Under Gods Command (Book of Leviticus)
Leviticus 6:12-13

12The fire on the altar must be kept burning; it must not go out. Every morning the priest is to add firewood and arrange the burnt offering on the fire and burn the fat of the fellowship offerings on it.
13The fire must be kept burning on the altar continuously; it must not go out. 
While the previous offerings and sacrifices were ones that the people did, the section from 6:8–7:38 deals with general and continual priestly duties. The burnt offering was presented in the morning and evening for the whole nation (see Exodus 29:38-43). The holy fire on the altar had to keep burning because God had started it. This represented God’s continual presence in the sacrificial system. It showed the people that only by God’s gracious favor could their sacrifices be acceptable.

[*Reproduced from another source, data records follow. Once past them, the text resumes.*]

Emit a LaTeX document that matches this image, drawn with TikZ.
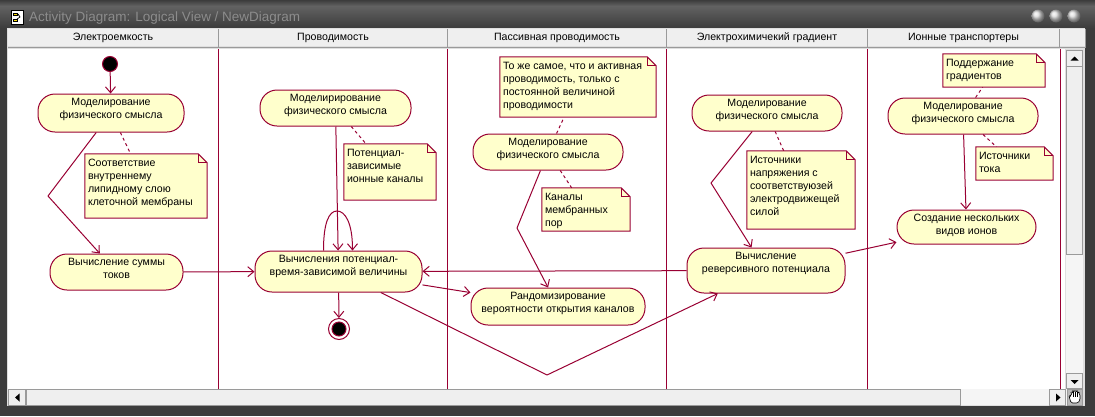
\documentclass[tikz,border=0pt]{standalone}
\usepackage{fontspec}
\setmainfont{Liberation Sans}
\usetikzlibrary{arrows.meta, calc}
\definecolor{roseline}{HTML}{990033}
\definecolor{rosefill}{HTML}{FFFFCC}
\definecolor{framedark}{HTML}{3C3C3C}
\definecolor{framemid}{HTML}{626262}
\definecolor{barface}{HTML}{EFEFEF}
\definecolor{baredge}{HTML}{9A9A9A}
\newcommand{\uitext}{\fontsize{10.6}{13}\selectfont}
\tikzset{
  flow/.style={roseline, line width=1pt, -{Straight Barb[length=6pt,width=10pt]}},
  plainflow/.style={roseline, line width=1pt},
  anchorline/.style={roseline, line width=1pt, dash pattern=on 3pt off 3pt},
  lane/.style={roseline, line width=1pt},
  activity/.style 2 args={draw=roseline, fill=rosefill, line width=1pt, rectangle, rounded corners=17pt, inner sep=0pt,
    execute at begin node={\begin{minipage}[c][#2pt][t]{#1pt}\uitext\centering\rule{0pt}{11.5pt}},
    execute at end node={\end{minipage}}},
  notebox/.style 2 args={fill=rosefill, rectangle, inner sep=0pt,
    execute at begin node={\hspace{3pt}\begin{minipage}[c][#2pt][t]{\dimexpr#1pt-3pt\relax}\uitext\raggedright\rule{0pt}{12.5pt}},
    execute at end node={\end{minipage}}},
  headcell/.style={font=\uitext, inner sep=0pt},
  button/.style={fill=barface, draw=baredge, line width=0.7pt},
}
\begin{document}
\begin{tikzpicture}[x=1pt, y=-1pt]
  \useasboundingbox (0,0) rectangle (1095,416);

  % Window frame
  \fill[framedark] (0,0) rectangle (1095,416);
  \shade[top color=framedark, bottom color=framemid] (0,0) rectangle (1095,6);
  \shade[top color=framemid, bottom color=framedark] (0,6) rectangle (1095,28);
  \node[font=\fontsize{13.5}{15}\selectfont, text=gray!90, anchor=west, inner sep=0pt] (wintitle) at (29,18) {Activity Diagram: Logical View / NewDiagram};

  % Title icon
  \fill[white, draw=black] (11,10) rectangle (23,24);
  \fill[yellow!80!orange, draw=black, line width=0.5pt] (13,13) rectangle (17,15);
  \fill[yellow!80!orange, draw=black, line width=0.5pt] (13,19) rectangle (17,21);
  \draw[black, line width=0.7pt] (18,14) -- (20,17) -- (17,19);

  % Window buttons
  \foreach \x in {1038,1056,1074} {
    \shade[ball color=gray!30] (\x,16) circle (6.5);
  }

  % Panel and drawing area
  \fill[gray!25] (7,28) rectangle (1085,406);
  \fill[white] (8,49) rectangle (1065,389);

  % Column heads
  \foreach \xa/\xb/\hname/\lab in {8/218/headA/Электроемкость, 219/447/headB/Проводимость, 448/666/headC/Пассивная проводимость, 667/867/headD/Электрохимичекий градиент, 868/1059/headE/Ионные транспортеры, 1060/1085/headF/{}} {
    \fill[barface] (\xa,29) rectangle (\xb,46);
    \draw[baredge] (\xb,29) -- (\xb,47) -- (\xa,47);
    \node[headcell] (\hname) at ({(\xa+\xb)/2},38) {\lab};
  }

  % Lane lines
  \foreach \x in {218.5,447.5,666.5,867.5,1060.5} {
    \draw[lane] (\x,49) -- (\x,389);
  }

  % Scroll bars
  \fill[gray!8] (1066,50) rectangle (1083,389);
  \fill[gray!8] (8,389) rectangle (1083,405);
  \draw[button] (1066.5,50.5) rectangle (1082.5,66);
  \draw[button] (1066.5,66.5) rectangle (1082.5,254);
  \draw[button] (1066.5,373) rectangle (1082.5,388.5);
  \draw[button] (8.5,389.5) rectangle (25,405);
  \draw[button] (26,389.5) rectangle (960,405);
  \draw[button] (1049,389.5) rectangle (1065.5,405);
  \fill[gray!55, draw=baredge] (1067,389.5) rectangle (1082.5,405);
  \fill[black] (1070.5,60.5) -- (1078.5,60.5) -- (1074.5,56.5) -- cycle;
  \fill[black] (1070.5,380) -- (1078.5,380) -- (1074.5,384) -- cycle;
  \fill[black] (19.5,393.5) -- (19.5,401.5) -- (15,397.5) -- cycle;
  \fill[black] (1056,393.5) -- (1056,401.5) -- (1060.5,397.5) -- cycle;

  % Hand icon
  \fill[white, draw=black, line width=0.6pt, rounded corners=1.5pt] (1071,403) -- (1069,396) -- (1071,396) -- (1072,392) -- (1074,391) -- (1076,391) -- (1078,392) -- (1080,394) -- (1080,400) -- (1078,403) -- cycle;
  \draw[black, line width=0.5pt] (1073.5,392) -- (1073.5,397) (1075.5,391.5) -- (1075.5,397) (1077.5,392) -- (1077.5,397);

  % Activities
  \node[draw=roseline, fill=black, circle, line width=1pt, minimum size=15pt, inner sep=0pt] (start) at (110,64) {};
  \node[activity={146}{38}] (simA) at (111,113) {Моделирование\\физического смысла};
  \node[activity={133}{36}] (sumI) at (116.5,272) {Вычисление суммы\\токов};
  \node[activity={151}{36}] (simB) at (335.5,108) {Моделирирование\\физического смысла};
  \node[activity={167}{41}] (calc) at (338.5,271.5) {Вычисления потенциал-\\время-зависимой величины};
  \node[draw=roseline, fill=white, circle, line width=1pt, minimum size=21pt, inner sep=0pt] (finish) at (339,329) {};
  \fill[black, draw=roseline, line width=1pt] (finish.center) circle (7);
  \node[activity={150}{36}] (simC) at (548,152) {Моделирование\\физического смысла};
  \node[activity={174}{37}] (rand) at (558,306.5) {Рандомизирование\\вероятности открытия каналов};
  \node[activity={150}{36}] (simD) at (767,113) {Моделирование\\физического смысла};
  \node[activity={158}{45}] (revp) at (766,270.5) {Вычисление\\реверсивного потенциала};
  \node[activity={150}{36}] (simE) at (963,116) {Моделирование\\физического смысла};
  \node[activity={139}{34}] (ions) at (966.5,227) {Создание нескольких\\видов ионов};

  % Notes
  \node[notebox={122}{64}] (noteA) at (146,186) {Соответствие\\внутреннему\\липидному слою\\клеточной мембраны};
  \node[notebox={92}{56}] (noteB) at (390,172) {Потенциал-\\зависимые\\ионные каналы};
  \node[notebox={156}{60}] (noteC) at (578,87) {То же самое, что и активная\\проводимость, только с\\постоянной величиной\\проводимости};
  \node[notebox={88}{43}] (noteD) at (586,209.5) {Каналы\\мембранных\\пор};
  \node[notebox={108}{78}] (noteE) at (801,190) {Источники\\напряжения с\\соответствуюзей\\электродвижещей\\силой};
  \node[notebox={102}{33}] (noteF) at (994,70.5) {Поддержание\\градиентов};
  \node[notebox={77}{33}] (noteG) at (1014.5,163.5) {Источники\\тока};

  % Note outlines
  \foreach \nname in {noteA,noteB,noteC,noteD,noteE,noteF,noteG} {
    \fill[white] ($(\nname.north east)+(-9,0)$) -- (\nname.north east) -- ($(\nname.north east)+(0,9)$) -- cycle;
    \draw[roseline, line width=1pt] (\nname.north west) -- ($(\nname.north east)+(-9,0)$) -- ($(\nname.north east)+(0,9)$) -- (\nname.south east) -- (\nname.south west) -- cycle;
    \draw[roseline, line width=1pt] ($(\nname.north east)+(-9,0)$) -- ($(\nname.north east)+(-9,9)$) -- ($(\nname.north east)+(0,9)$);
  }

  % Bend points
  \coordinate (bendA) at (48,196);
  \coordinate (bendC) at (517,228);
  \coordinate (bendD) at (711,183);
  \coordinate (bendR) at (547,375);

  % Flows
  \draw[flow] (start) -- (simA);
  \draw[plainflow] (simA) -- (bendA);
  \draw[flow] (bendA) -- (sumI);
  \draw[flow] (sumI) -- (calc);
  \draw[flow] (simB) -- (calc);
  \draw[flow] ([xshift=-15pt]calc.north) .. controls +(0,-28) and +(-8,0) .. (337,211) .. controls +(8,0) and +(0,-28) .. ([xshift=14pt]calc.north);
  \draw[flow] (calc) -- (finish);
  \draw[flow] (calc) -- (rand);
  \draw[plainflow] (calc) -- (bendR);
  \draw[flow] (bendR) -- (revp);
  \draw[flow] (revp) -- (calc);
  \draw[plainflow] (simC) -- (bendC);
  \draw[flow] (bendC) -- (rand);
  \draw[plainflow] (simD) -- (bendD);
  \draw[flow] (bendD) -- (revp);
  \draw[flow] (revp) -- (ions);
  \draw[flow] (simE) -- (ions);

  % Note links
  \draw[anchorline] (simA) -- (noteA);
  \draw[anchorline] (simB) -- (noteB);
  \draw[anchorline] (simC) -- (noteC);
  \draw[anchorline] (simC) -- (noteD);
  \draw[anchorline] (simD) -- (noteE);
  \draw[anchorline] (simE) -- (noteF);
  \draw[anchorline] (simE) -- (noteG);
\end{tikzpicture}
\end{document}
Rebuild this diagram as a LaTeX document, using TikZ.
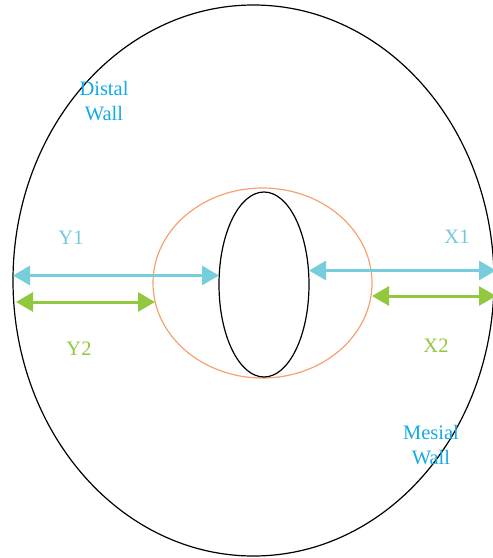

Lets Bring it Home: God’s fire is present in each believer’s life today. He lights the fire when the Holy Spirit comes to live in us, and he tends it so that we will grow in grace as we walk with him. When we are aware that God lives in us, we have confidence to come to him for forgiveness and restoration. We can carry out our work with strength and enthusiasm.


Under Gods Command (Book of Leviticus)

Leviticus 6:1-7 (The Guilt Offering)

1-7 The LORD said to Moses: 2“If anyone sins and is unfaithful to the LORD by deceiving a neighbor about something entrusted to them or left in their care or about something stolen, or if they cheat their neighbor, 3or if they find lost property and lie about it, or if they swear falsely about any such sin that people may commit— 4when they sin in any of these ways and realize their guilt, they must return what they have stolen or taken by extortion, or what was entrusted to them, or the lost property they found, 5or whatever it was they swore falsely about. They must make restitution in full, add a fifth of the value to it and give it all to the owner on the day they present their guilt offering. 6And as a penalty they must bring to the priest, that is, to the LORD, their guilt offering, a ram from the flock, one without defect and of the proper value. 7In this way the priest will make atonement for them before the LORD, and they will be forgiven for any of the things they did that made them guilty.”

Here we discover that stealing involves more than just taking from someone. Finding something and not returning it or failing to return something borrowed are other forms of stealing. These are sins against God and not just your neighbor, a stranger, or a large business. 

Lets Bring it Home: If you have gotten something deceitfully, then confess your sin to God, apologize to the owner, and return the stolen items—with interest.